**Instruction:** Repeat the whole listing exactly.

**Provided material:**
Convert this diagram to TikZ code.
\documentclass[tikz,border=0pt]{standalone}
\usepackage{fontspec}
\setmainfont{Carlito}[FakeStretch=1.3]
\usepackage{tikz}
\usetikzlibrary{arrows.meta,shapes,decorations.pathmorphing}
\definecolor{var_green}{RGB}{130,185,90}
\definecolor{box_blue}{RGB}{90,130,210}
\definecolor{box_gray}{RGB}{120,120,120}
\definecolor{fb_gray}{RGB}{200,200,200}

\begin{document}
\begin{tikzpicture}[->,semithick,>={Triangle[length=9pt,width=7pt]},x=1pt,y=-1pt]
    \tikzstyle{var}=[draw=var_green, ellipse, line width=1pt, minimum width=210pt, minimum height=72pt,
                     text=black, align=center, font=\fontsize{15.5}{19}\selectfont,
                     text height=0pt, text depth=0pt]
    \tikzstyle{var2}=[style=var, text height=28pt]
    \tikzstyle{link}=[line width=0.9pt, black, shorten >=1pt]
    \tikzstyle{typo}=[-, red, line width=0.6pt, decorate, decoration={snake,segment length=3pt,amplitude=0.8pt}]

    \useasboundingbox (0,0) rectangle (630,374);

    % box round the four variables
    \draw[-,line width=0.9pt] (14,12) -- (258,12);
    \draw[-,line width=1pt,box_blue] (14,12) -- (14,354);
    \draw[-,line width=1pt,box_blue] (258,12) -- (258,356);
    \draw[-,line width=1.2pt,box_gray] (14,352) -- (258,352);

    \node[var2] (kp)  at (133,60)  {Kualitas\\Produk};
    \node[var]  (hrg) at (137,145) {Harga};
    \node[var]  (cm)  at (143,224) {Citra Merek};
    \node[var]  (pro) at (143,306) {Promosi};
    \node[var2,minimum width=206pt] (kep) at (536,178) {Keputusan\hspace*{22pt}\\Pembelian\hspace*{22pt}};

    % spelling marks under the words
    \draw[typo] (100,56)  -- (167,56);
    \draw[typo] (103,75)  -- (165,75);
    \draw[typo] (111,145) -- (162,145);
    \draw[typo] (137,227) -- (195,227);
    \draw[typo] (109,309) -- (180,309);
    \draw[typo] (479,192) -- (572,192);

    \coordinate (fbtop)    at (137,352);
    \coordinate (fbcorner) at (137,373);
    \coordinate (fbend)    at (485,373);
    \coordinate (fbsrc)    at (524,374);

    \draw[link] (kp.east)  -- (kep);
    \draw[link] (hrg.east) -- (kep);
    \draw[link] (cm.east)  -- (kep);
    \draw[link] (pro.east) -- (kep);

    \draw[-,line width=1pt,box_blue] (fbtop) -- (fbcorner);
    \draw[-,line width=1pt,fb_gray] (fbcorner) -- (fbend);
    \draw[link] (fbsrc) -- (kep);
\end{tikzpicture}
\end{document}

**Solution to this task:**
Convert this diagram to TikZ code.
\documentclass[tikz,border=0pt]{standalone}
\usepackage{fontspec}
\setmainfont{Carlito}[FakeStretch=1.3]
\usepackage{tikz}
\usetikzlibrary{arrows.meta,shapes,decorations.pathmorphing}
\definecolor{var_green}{RGB}{130,185,90}
\definecolor{box_blue}{RGB}{90,130,210}
\definecolor{box_gray}{RGB}{120,120,120}
\definecolor{fb_gray}{RGB}{200,200,200}

\begin{document}
\begin{tikzpicture}[->,semithick,>={Triangle[length=9pt,width=7pt]},x=1pt,y=-1pt]
    \tikzstyle{var}=[draw=var_green, ellipse, line width=1pt, minimum width=210pt, minimum height=72pt,
                     text=black, align=center, font=\fontsize{15.5}{19}\selectfont,
                     text height=0pt, text depth=0pt]
    \tikzstyle{var2}=[style=var, text height=28pt]
    \tikzstyle{link}=[line width=0.9pt, black, shorten >=1pt]
    \tikzstyle{typo}=[-, red, line width=0.6pt, decorate, decoration={snake,segment length=3pt,amplitude=0.8pt}]

    \useasboundingbox (0,0) rectangle (630,374);

    % box round the four variables
    \draw[-,line width=0.9pt] (14,12) -- (258,12);
    \draw[-,line width=1pt,box_blue] (14,12) -- (14,354);
    \draw[-,line width=1pt,box_blue] (258,12) -- (258,356);
    \draw[-,line width=1.2pt,box_gray] (14,352) -- (258,352);

    \node[var2] (kp)  at (133,60)  {Kualitas\\Produk};
    \node[var]  (hrg) at (137,145) {Harga};
    \node[var]  (cm)  at (143,224) {Citra Merek};
    \node[var]  (pro) at (143,306) {Promosi};
    \node[var2,minimum width=206pt] (kep) at (536,178) {Keputusan\hspace*{22pt}\\Pembelian\hspace*{22pt}};

    % spelling marks under the words
    \draw[typo] (100,56)  -- (167,56);
    \draw[typo] (103,75)  -- (165,75);
    \draw[typo] (111,145) -- (162,145);
    \draw[typo] (137,227) -- (195,227);
    \draw[typo] (109,309) -- (180,309);
    \draw[typo] (479,192) -- (572,192);

    \coordinate (fbtop)    at (137,352);
    \coordinate (fbcorner) at (137,373);
    \coordinate (fbend)    at (485,373);
    \coordinate (fbsrc)    at (524,374);

    \draw[link] (kp.east)  -- (kep);
    \draw[link] (hrg.east) -- (kep);
    \draw[link] (cm.east)  -- (kep);
    \draw[link] (pro.east) -- (kep);

    \draw[-,line width=1pt,box_blue] (fbtop) -- (fbcorner);
    \draw[-,line width=1pt,fb_gray] (fbcorner) -- (fbend);
    \draw[link] (fbsrc) -- (kep);
\end{tikzpicture}
\end{document}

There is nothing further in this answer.